The C-Fam complaint urges UN Women, Denmark and Costa Rica to repudiate the threats and intimidation of AWID and to invite the feminist organization to make amends to C-Fam and any other organizations that might have been threatened.

The complaint also warns the UN delegations of Costa Rica and Denmark that the threats and intimidation create the impression that the threats were sanctioned by UN member states as an act of reprisal against pro-life and pro-family groups with official UN accreditation.

“Silence on the part of UN Women, Denmark, Costa Rica, and NGO/CSW gives AWID’s threats and intimidation the appearance of being an act of reprisal against C-Fam because of our pro-life and pro-family views,” the complaint states.

The complaint explains that many disagreements exist on a range of subjects at the United Nations, and that often members of civil society express themselves with candor and strong emotions.
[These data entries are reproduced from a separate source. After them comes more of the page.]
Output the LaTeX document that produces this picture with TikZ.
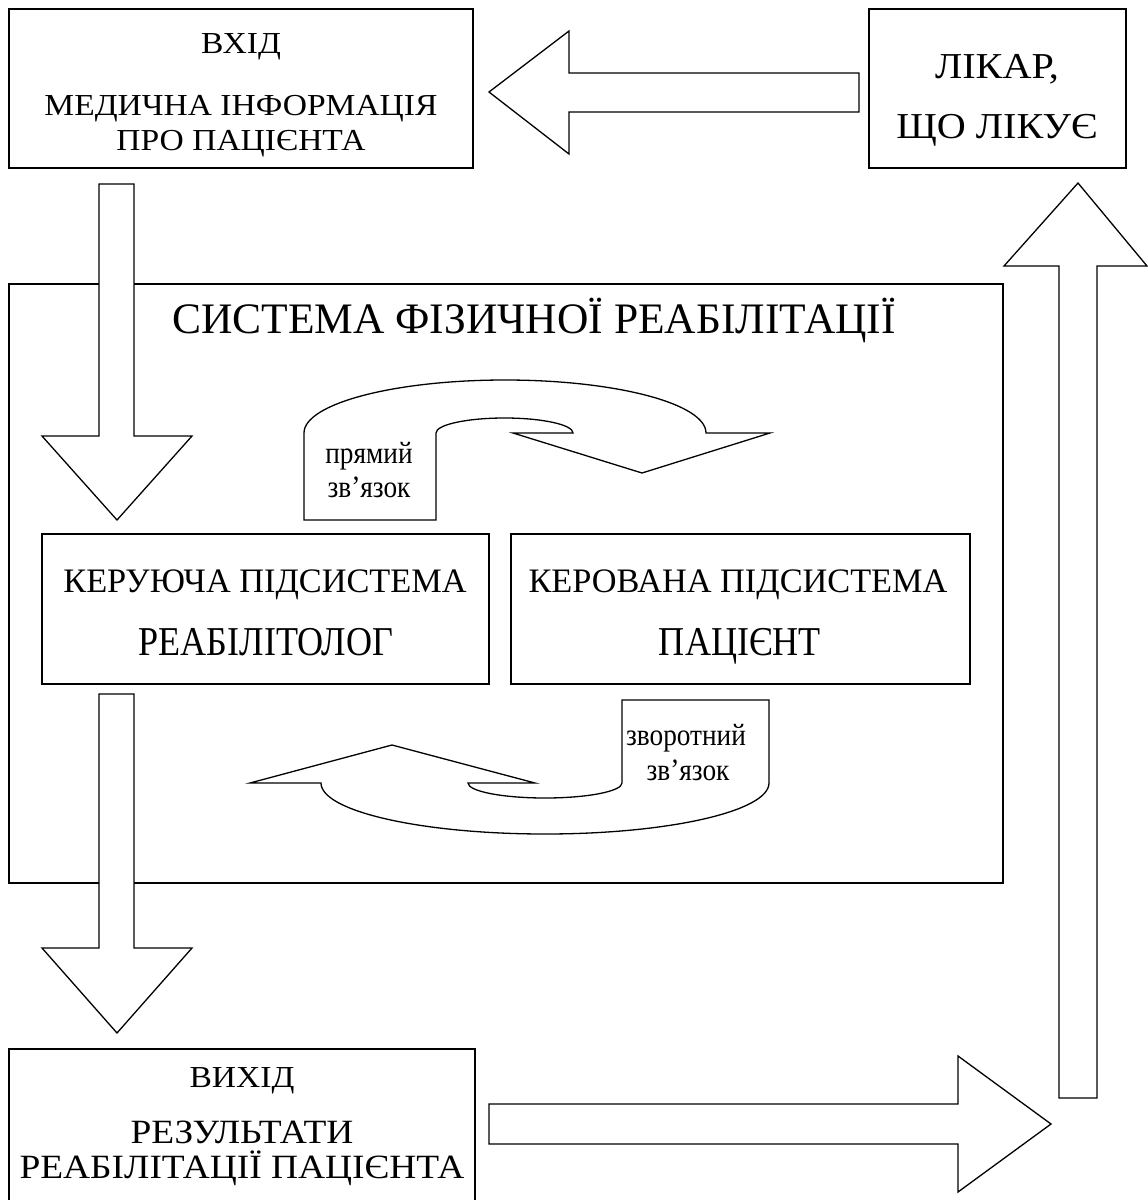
\documentclass[tikz,border=0pt]{standalone}
\usepackage{fontspec}
\setmainfont{Liberation Serif}
\newfontfamily\widef{Liberation Serif}[FakeStretch=1.1]
\newfontfamily\narrf{Liberation Serif}[FakeStretch=0.88]
\newcommand\fsz[1]{\fontsize{#1}{#1}\selectfont}
\begin{document}
\begin{tikzpicture}[x=1pt,y=-1pt,
  box/.style={draw, line width=1.3pt, inner sep=0pt, outer sep=0pt, anchor=north west},
  blk/.style={draw, line width=1.3pt, fill=white, line join=miter},
  txt/.style={inner sep=0pt, anchor=base, align=center},
  boxtxt/.style={font=\widef\fsz{30.5}},
  boxtxtb/.style={font=\widef\fsz{34}},
  doctxt/.style={font=\widef\fsz{36.5}},
  systxt/.style={font=\fsz{43.5}},
  subtxt/.style={font=\fsz{34.3}},
  roletxt/.style={font=\narrf\fsz{41}},
  smalltxt/.style={font=\narrf\fsz{31}}]
\useasboundingbox (0,0) rectangle (1148,1200);
\fill[white] (0,0) rectangle (1148,1200);

% main system box
\node[box, minimum width=994pt, minimum height=599pt] (sys) at (9,284) {};

% top boxes
\node[box, minimum width=464pt, minimum height=159pt] (inbox) at (9,9) {};
\node[box, minimum width=257pt, minimum height=159pt] (doc) at (869,9) {};

% sub boxes
\node[box, minimum width=447pt, minimum height=150pt] (ctrl) at (42,534) {};
\node[box, minimum width=459pt, minimum height=150pt] (pat) at (511,534) {};

% output box (open at bottom)
\node[inner sep=0pt, outer sep=0pt, anchor=north west, minimum width=466pt, minimum height=151pt] (outbox) at (9,1049) {};
\draw[line width=1.3pt] (outbox.south west) -- (outbox.north west) -- (outbox.north east) -- (outbox.south east);

% block arrows
\draw[blk] (99,184) -- (134,184) -- (134,436) -- (192,436) -- (117,520) -- (42,436) -- (99,436) -- cycle;
\draw[blk] (99,694) -- (134,694) -- (134,948) -- (192,948) -- (117,1033) -- (42,948) -- (99,948) -- cycle;
\draw[blk] (859,73) -- (859,112) -- (569,112) -- (569,154) -- (489,92) -- (569,31) -- (569,73) -- cycle;
\draw[blk] (489,1104) -- (958,1104) -- (958,1056) -- (1051,1124) -- (958,1192) -- (958,1144) -- (489,1144) -- cycle;
\draw[blk] (1059,1098) -- (1059,266) -- (1004,266) -- (1078,183) -- (1147,266) -- (1097,266) -- (1097,1098) -- cycle;

% curved arrows
\draw[blk] (304,520) -- (304,433) arc[start angle=180, end angle=360, x radius=201, y radius=53]
  -- (770,433) -- (642,473) -- (513,433) -- (573,433)
  arc[start angle=0, end angle=-180, x radius=68.5, y radius=15] -- (436,520) -- cycle;
\draw[blk] (622,700) -- (769,700) -- (769,783)
  arc[start angle=0, end angle=180, x radius=224, y radius=51]
  -- (250,783) -- (392,745) -- (535,783) -- (468,783)
  arc[start angle=180, end angle=0, x radius=77, y radius=15] -- cycle;

% texts
\node[txt, boxtxt] (t1) at (241,53) {ВХІД};
\node[txt, boxtxt] (t2) at (241,115) {МЕДИЧНА ІНФОРМАЦІЯ};
\node[txt, boxtxt] (t3) at (241,150) {ПРО ПАЦІЄНТА};
\node[txt, doctxt] (t4) at (997,78) {ЛІКАР,};
\node[txt, doctxt] (t5) at (997,138) {ЩО ЛІКУЄ};
\node[txt, systxt] (t6) at (534,333) {СИСТЕМА ФІЗИЧНОЇ РЕАБІЛІТАЦІЇ};
\node[txt, smalltxt] (t7) at (369,463) {прямий};
\node[txt, smalltxt] (t8) at (369,497) {зв’язок};
\node[txt, subtxt] (t9) at (265,592) {КЕРУЮЧА ПІДСИСТЕМА};
\node[txt, roletxt] (t10) at (266,655) {РЕАБІЛІТОЛОГ};
\node[txt, subtxt] (t11) at (738,592) {КЕРОВАНА ПІДСИСТЕМА};
\node[txt, roletxt] (t12) at (740,655) {ПАЦІЄНТ};
\node[txt, smalltxt] (t13) at (686,745) {зворотний};
\node[txt, smalltxt] (t14) at (688,780) {зв’язок};
\node[txt, boxtxt] (t15) at (242,1087) {ВИХІД};
\node[txt, boxtxtb] (t16) at (242,1143) {РЕЗУЛЬТАТИ};
\node[txt, boxtxtb] (t17) at (242,1178) {РЕАБІЛІТАЦІЇ ПАЦІЄНТА};
\end{tikzpicture}
\end{document}
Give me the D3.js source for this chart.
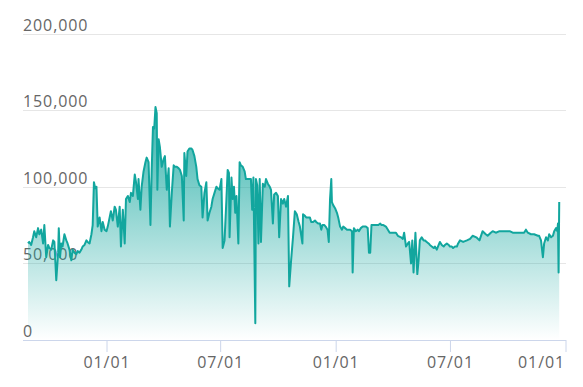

But AWID “crossed a line” according to the complaint.

“Candor and passion, even for a just cause, do not justify threats and intimidation,” C-Fam explains.

C-Fam further alleged that AWID’s threats and intimidation on February 22 were not an isolated incident but part of coordinated pattern of attacks against C-Fam and like-minded pro-life and pro-family organizations.

C-Fam was blocked from participating at the Nairobi Summit in 2019, a conference sponsored by the UN population control agency with the help of the governments of Denmark and Kenya.

More recently, the NGO/CSW committee, a surrogate non-governmental organization of UN Women that facilitates non-governmental organizations’ work on the margins of the annual Commission on the Status of Women, denied the parallel event application of C-Fam and other pro-life and pro-family organizations for this year’s session of the commission. NGO/CSW informed C-Fam that their application was denied because it did not “align with NGO/CSW’s values,” even though C-Fam was granted dozens of parallel events by NGO/CSW starting in the 1990s and as recently as 2019.

When asked about these rejections, Houry Geudelekian, Chairman of the NGO/CSW committee, said that pro-life and pro-family organizations had disrupted previous meetings. Geudelekian was asked for specifics of this charge and did not respond. Pro-life and pro-family groups categorically deny these charges. One pro-life leader told the Friday Fax, “We are always on our best behavior at the UN. We know the feminists run the show.”

AWID is incorporated in the United States as a 501(c)(3) charitable organization. According to the last available online records and reports of the organization it had an annual budget of $4 million in 2019, of which 1.3 million were donated by the government of Sweden. The rest of its budget was sourced from the Ford Foundation, the Soros-backed Open Society Foundation, and other large foundations.